The difference between the right word and the almost right word is the difference between lightning and a lightning bug. • Mark Twain (And lightening provides yet another opportunity for confusion.)

In the middle of the night, when I can’t sleep and I can’t write and I’m hoping to turn off my brain, I read cotton candy books, devouring them quickly, their insubstantial content entertaining me, while seldom provoking thought. Sometimes I don’t want to think. I want to rest.

Last night I read Linwood Barclay’s (2007) No Time for Goodbye, a book that has an intriguing premise and a far-fetched ending. I don’t say this as criticism. Most endings are a bit far-fetched since providing a denouement that ties everything together is required for mindcandy. Life is seldom so neatly packaged.

The protagonist of Barclay’s book is a high school English teacher (note to Barclay and to his editors: high school English teachers generally teach more than three classes and are seldom so casual about absences). On p. 118, this quotation from a student essay caused me to reminisce about wordish teaching encounters: “Mr. Whitman’s most famous writing was ‘Leaves of Grass,’ which some people think is probably about marijuana, but it was not, although it’s hard to believe that a guy who wrote something called, ‘I Sing the Body Electric’ wasn’t stoned at least some of the time.”

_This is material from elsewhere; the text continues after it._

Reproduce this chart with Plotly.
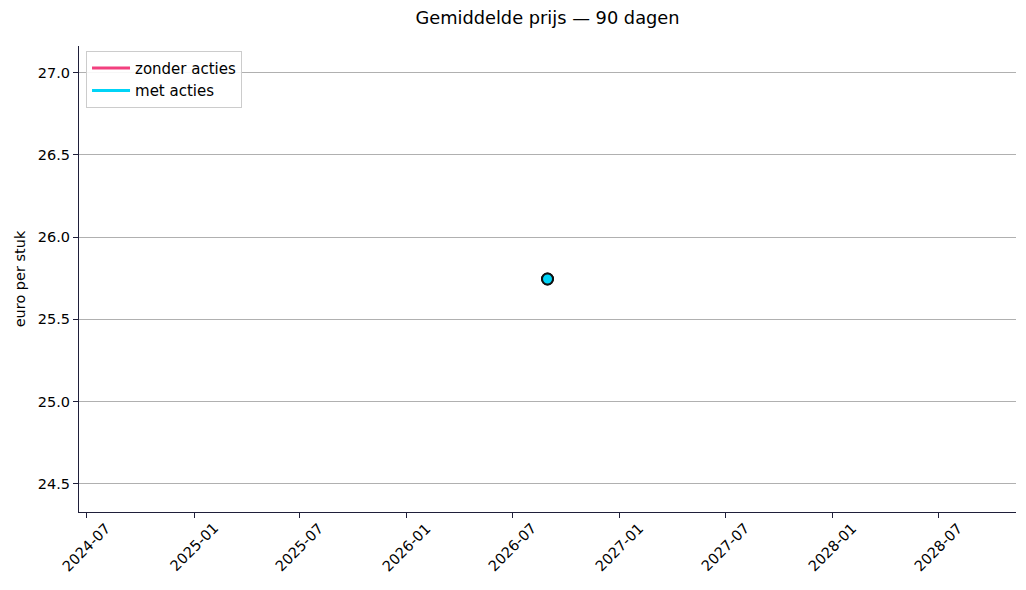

I was reminded of being called into the principal’s office (note to my students, yes, even the current ones who will soon be teachers: this is principal—the principal is your pal—not principle, although possibly principles should have offices where one could go to learn the basics of ethical living) and asked why I had been discussing smoking marijuana with ninth graders.

It was my first year of teaching and my freshpeople were immersed in John Steinbeck’s (1937) Of Mice and Men. I couldn’t remember saying anything at all about dope or pot or grass or weed. And then I realized what might have happened. After some trouble, Lennie and George leave Weed, California, and head south. I told the principal this might be it and he asked me to call home to clarify.

Before I could begin to explain, the parent said s/he didn’t know why we’d be teaching a book about Lenny and Squiggy anyway since s/he thought school should be focusing on something besides characters from Laverne & Shirley and was I sure they hadn’t been smoking anything?

I wish I could say that this was an effective call home, but all I managed to do was state my case, listen, and hold my tongue. The only more frustrating call I made that year was when I tried to tell a mother why her son should not call other students a dildo. “His father calls people that a lot. What’s wrong with it?” she said. I asked her if she knew what the word meant. She said no. I suggested she look it up in the dictionary. She must have since her son never used the word in class again.

Other memories resurrected by last night’s reading include these confusions: “She staired into the mirror.” “My father served on a mime sweeper” (okay, this might have just been a typo, but it remains one of my favorites). “Noah’s arc.” “ My Ant Janet.” “She revealed to (oh, dear) much bear skin.” “He dressed with flare.” “I forgot to sight my sources in my research paper.” “I was so embarrassed I thought I would dye.”

FYI, to further muddy the waters and confuse you, especially since there’s category overlap:

Homonyms are words that are pronounced or spelled the same, but have different meanings and origins.

Homophones are words that sound the same, but have different meanings, origins, and sometimes spelling (knight and night). I wrote about roll and role yesterday. I am often amused when students write about using a role sheet in their classroom. I imagine that this is a list that says “Joanie McAloevera, Class Clown; José Montoya-Reyes, Knows All the Answers; Ping Lee, Always Asks If There Is Homework; and on and on.

Homographs are words that are spelled the same, but have different meaning, origin, and sometimes different pronunciation (wind as in “wind a clock” and wind as in “blowin’ in the”).

Although they fit none of the categories listed, further and farther are words I have to think about before using. How about you? What are your word confusions?

How often misused words generate misleading thoughts. • Herbert Spencer

* This is one of my all-time favorite titles. Too often I receive work that is non-titled—“My Philosophy,” “Managing a Classroom,” “Essay on Macbeth”—utilitarian listings of what will follow. Imagine going to a movie theatre and seeing “Vampire Movie,” “Action Flick,” and “Romantic Comedy” on the marquee or visiting a bookstore where all the books in the business section say “Business Book” and all the cookbooks, no matter what kind, say “Cookbook.” Titles should be grabbers, creating an audience eager to see or read what it’s all about. This has nothing to do with word confusion, although I am confused when I wonder why students might think that any teacher would look forward to reading fifty essays entitled “My Philosophy.”